The Court also notes that the opposition filed by plaintiff was also very untimely, filed four court days late, just one court day prior to the due date for reply, and served by mail four court days late, without reasonably assuring it would reach the moving party the following business day, which also would have permitted insufficient time to reasonably prepare and file and serve a reply in time to be considered by the Court.  Plaintiff’s counsel is also cautioned that in the future the Court may refuse to consider pleadings not filed in conformity with the statutes, rules and procedures governing this litigation. 

Demurrer to Complaint:

Demurrer is OVERRULED to the second cause of action for Violation of Civil Code section 2924 (a)(1), at the concession of plaintiff in the opposition that plaintiff “will cease to pursue the second cause of action for violation of Cal. Civ. Code Section 2924 (a)(1).”  

Demurrer is OVERRULED to the first cause of action for Violation of Civil Code section 2923.5, fourth cause of action for Violation of Civil Code section 2923.7, fifth cause of action for Violation of Civil Code section 2924.9, sixth cause of action for Violation of Civil Code section 2924.10, and seventh cause of action for Unfair Business Practices. 

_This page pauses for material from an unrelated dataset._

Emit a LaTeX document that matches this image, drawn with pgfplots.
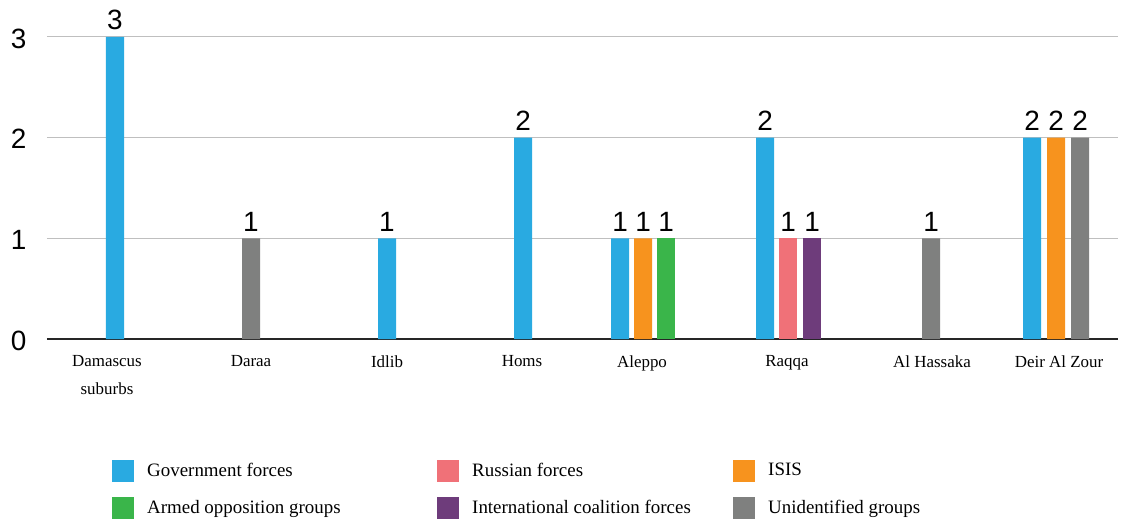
\documentclass[border=0pt]{standalone}
\usepackage{fontspec}
\setmainfont{Liberation Serif}
\newfontfamily\numfont{Liberation Sans}
\usepackage{pgfplots}
\pgfplotsset{compat=1.18}
\definecolor{cgov}{HTML}{29AAE1}
\definecolor{crus}{HTML}{F07178}
\definecolor{cisis}{HTML}{F7931E}
\definecolor{carm}{HTML}{3AB54A}
\definecolor{cint}{HTML}{6E3C7B}
\definecolor{cunk}{HTML}{7F807F}
\begin{document}
\begin{tikzpicture}
\useasboundingbox (-47bp,-182bp) rectangle (1084bp,339bp);
\begin{axis}[
 at={(0,0)}, anchor=south west,
 scale only axis, width=1071bp, height=302bp,
 xmin=47, xmax=1118, ymin=0, ymax=3,
 axis x line*=bottom, axis y line*=left,
 y axis line style={draw=none},
 x axis line style={draw=black!85, line width=1.6bp, -},
 ymajorgrids, grid style={draw=black!25, line width=1bp},
 major tick length=0pt,
 ytick={0,1,2,3},
 xtick={107,251,387,522,642,787,932,1059},
 xticklabels={{Damascus\\suburbs},Daraa,Idlib,Homs,Aleppo,Raqqa,Al Hassaka,Deir Al Zour},
 xticklabel style={align=center, font=\fontsize{17}{28}\selectfont, yshift=-13bp},
 yticklabel style={font=\numfont\fontsize{28}{30}\selectfont, xshift=-17bp, yshift=-1.5bp},
 /pgf/number format/assume math mode=true,
 nodes near coords,
 nodes near coords style={font=\numfont\fontsize{28}{30}\selectfont, inner sep=1bp, yshift=6bp, text=black, anchor=south},
 clip=false,
 legend columns=3,
 legend style={at={(axis cs:112,-1.202)}, anchor=north west, draw=none, fill=none, inner sep=0pt,
   font=\fontsize{19}{21}\selectfont, nodes={inner sep=2bp},
   /tikz/every odd column/.append style={column sep=11bp}, /tikz/row sep=15bp},
 legend image code/.code={\fill[#1] (0bp,-12bp) rectangle (22bp,10bp);},
]
\addplot[ybar, bar shift=0pt, bar width=18, fill=cgov, draw=none]
  coordinates {(115,3) (387,1) (523,2) (620,1) (765,2) (1032,2)};
\addlegendentry{\makebox[288bp][l]{Government forces}}
\addplot[ybar, bar shift=0pt, bar width=18, fill=crus, draw=none]
  coordinates {(788,1)};
\addlegendentry{\makebox[259bp][l]{Russian forces}}
\addplot[ybar, bar shift=0pt, bar width=18, fill=cisis, draw=none]
  coordinates {(643,1) (1056,2)};
\addlegendentry{\makebox[180bp][l]{ISIS}}
\addplot[ybar, bar shift=0pt, bar width=18, fill=carm, draw=none]
  coordinates {(666,1)};
\addlegendentry{\makebox[288bp][l]{Armed opposition groups}}
\addplot[ybar, bar shift=0pt, bar width=18, fill=cint, draw=none]
  coordinates {(812,1)};
\addlegendentry{\makebox[259bp][l]{International coalition forces}}
\addplot[ybar, bar shift=0pt, bar width=18, fill=cunk, draw=none]
  coordinates {(251,1) (931,1) (1080,2)};
\addlegendentry{\makebox[180bp][l]{Unidentified groups}}
\end{axis}
\end{tikzpicture}
\end{document}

Demurrer to the third cause of action for Violation of Civil Code section 2923.6 (c) is SUSTAINED WITH LEAVE TO AMEND on the ground the statute does not require rescission of any foreclosure related document, and there is no allegation that defendants recorded documents or conducted a trustee’s sale after plaintiff submitted a complete loan modification application. 

Demurrer to the eighth cause of action for Cancellation of Instruments is SUSTAINED WITHOUT LEAVE TO AMEND on the ground the cause of action fails to allege with sufficient specificity the facts which would support a finding that each subject instrument is void or voidable, particularly when the remedies for the HBOR statutory violations are expressly limited.    

Ten days leave to amend the third and eighth causes of action only, if possible. 

The parties are ordered to meet and confer in full compliance with CCP § 430.41 before any further demurrer may be filed.